South African consumers are feeling the pinch as they continue to pay steep prices for essential foods, even as inflation and producer costs in the country have significantly decreased. This alarming trend, highlighted in the Competition Commission’s latest Essential Food Pricing Monitoring (EFPM) Report, has raised concerns about the state of the nation’s economy.
Retailer margins in South Africa
The report delves into the comparative trends of grocery retailer margins in South Africa, in contrast to their global counterparts. One of the key findings is that South African retailers have seen their profits grow, while international retailers have witnessed diminishing margins. Over the past three to four years, local retailers have either maintained or increased their profit margins, leading to a stark contrast with global trends.
While the Commission acknowledges that multiple factors could contribute to this discrepancy, one concerning phenomenon it has identified is the “rocket and feather” effect in food pricing. This phenomenon sees shelf prices rapidly rise during periods of high inflation but take much longer to decrease, even when inflation rates decline rapidly. This effect has been particularly pronounced in essential staples such as maize meal, cooking oil, and bread.
Despite an overall decrease in inflation, the report notes that food inflation remains nearly twice as high as the inflation rate for all goods and services. The Competition Commission emphasises its commitment to monitoring essential food prices and investigating the factors driving food inflation to ensure transparency regarding profit margins set by producers and retailers.
One aspect the Commission is closely scrutinising is the speed at which falling commodity prices translate into lower prices for consumers. In the first half of 2023, upstream commodity prices have indeed decreased, prompting the Commission to focus on the extent to which this reduction benefits South African consumers.
Load shedding, a recurring issue in South Africa’s energy sector, has been suggested as a potential reason for persistently high prices.

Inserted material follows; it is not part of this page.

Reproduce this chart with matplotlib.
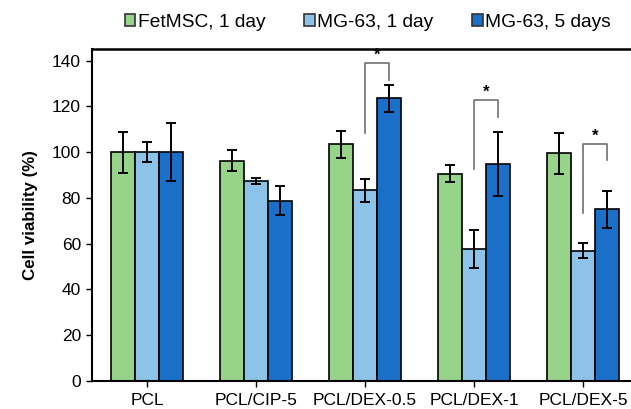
import matplotlib
matplotlib.use("Agg")
import matplotlib.pyplot as plt
import numpy as np
from matplotlib.patches import Patch

plt.rcParams['font.family'] = ['Liberation Sans', 'DejaVu Sans']

categories = ["PCL", "PCL/CIP-5", "PCL/DEX-0.5", "PCL/DEX-1", "PCL/DEX-5"]
series_names = ["FetMSC, 1 day", "MG-63, 1 day", "MG-63, 5 days"]
fetmsc_1d = [100, 96.3, 103.4, 90.7, 99.6]
fetmsc_1d_err = [9.0, 4.5, 6.0, 3.8, 8.9]
mg63_1d = [100, 87.4, 83.3, 57.6, 56.9]
mg63_1d_err = [4.4, 1.5, 5.0, 8.3, 3.3]
mg63_5d = [100, 78.9, 123.5, 94.9, 75.1]
mg63_5d_err = [12.7, 6.4, 5.7, 14.0, 8.0]
# significance brackets: (category index, top, left leg bottom, right leg bottom)
sig_groups = [2, 3, 4]
sig_top = [138.8, 122.8, 103.5]
sig_left_bottom = [108.6, 92.6, 73.4]
sig_right_bottom = [131.7, 115.6, 96.4]

colors = ["#98D38A", "#8DC3E8", "#1A6FC8"]

fig = plt.figure(figsize=(6.31, 4.09), dpi=100)
ax = fig.add_axes([92/631, 28/409, 1 - 92/631, (381-49.3)/409])

x = np.arange(len(categories))
w = 0.22
vals = [fetmsc_1d, mg63_1d, mg63_5d]
errs = [fetmsc_1d_err, mg63_1d_err, mg63_5d_err]
for i in range(3):
    ax.bar(x + (i - 1) * w, vals[i], w, color=colors[i], edgecolor="black",
           linewidth=1.2, yerr=errs[i], capsize=3.5,
           error_kw=dict(elinewidth=1.4, capthick=1.4, ecolor="black"), zorder=2)

for g, top, lb, rb in zip(sig_groups, sig_top, sig_left_bottom, sig_right_bottom):
    xl = x[g]
    xr = x[g] + w
    ax.plot([xl, xl, xr, xr], [lb, top, top, rb], color="#707070", lw=1.2, zorder=3)
    ax.text((xl + xr) / 2, top + 0.3, "*", ha="center", va="bottom",
            fontsize=12, fontweight="bold", color="black")

ax.set_xlim(-0.505, 4.44)
ax.set_ylim(0, 145)
ax.set_yticks(np.arange(0, 141, 20))
ax.set_xticks(x)
ax.set_xticklabels(categories, fontsize=12.5)
ax.tick_params(axis='x', length=4, width=1, pad=4.5)
ax.tick_params(axis='y', length=4, width=1, labelsize=12.5, pad=4)
for s in ["left", "bottom", "top"]:
    ax.spines[s].set_linewidth(1.5)
ax.spines["top"].set_linewidth(1.8)
ax.spines["right"].set_visible(False)
ax.set_ylabel("Cell viability (%)", fontsize=12.2, fontweight="bold", labelpad=10)

handles = [Patch(facecolor=c, edgecolor="#333333", linewidth=1.2) for c in colors]
fig.legend(handles, series_names, loc="center", bbox_to_anchor=(0.583, 0.946),
           ncol=3, frameon=False, fontsize=13.8, handlelength=0.55, handleheight=0.55,
           handletextpad=0.15, columnspacing=2.0)

fig.savefig("out.png", dpi=100)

However, some food producers, excluding poultry producers, have informed the Commission that power outages have not significantly impacted their operating costs. Interestingly, some of the major food companies have recorded substantial revenue increases due to price hikes rather than volume growth.
Load shedding mitigation efforts
Further down the supply chain, retailers, who receive no government rebates or tax breaks for their load shedding mitigation efforts, have invested billions of rands to cope with power outages. This investment could potentially affect retail prices. Despite the costs associated with load shedding, revenue and profits in the retail sector remain robust.
South Africa’s escalating consumer price index
This glaring disparity between local and global price trends has far-reaching implications for South Africa’s economy. Despite its considerable potential, the nation continues to grapple with economic challenges driven by both structural and cyclical issues. The persistent trend of high local food prices in the face of falling global prices exacerbates these challenges, including high unemployment rates and rising food price inflation. The latter, in particular, contributes significantly to South Africa’s escalating consumer price index inflation rate, increasing the likelihood of further interest rate hikes and placing additional strain on the economy.
In conclusion, the Competition Commission’s EFPM Report underscores the urgent need for measures to address the divergence between local and global food prices in South Africa. The nation’s economy, already facing numerous challenges, stands to benefit from solutions that promote transparency and affordability in the essential food market while ensuring the sustainability of both producers and retailers.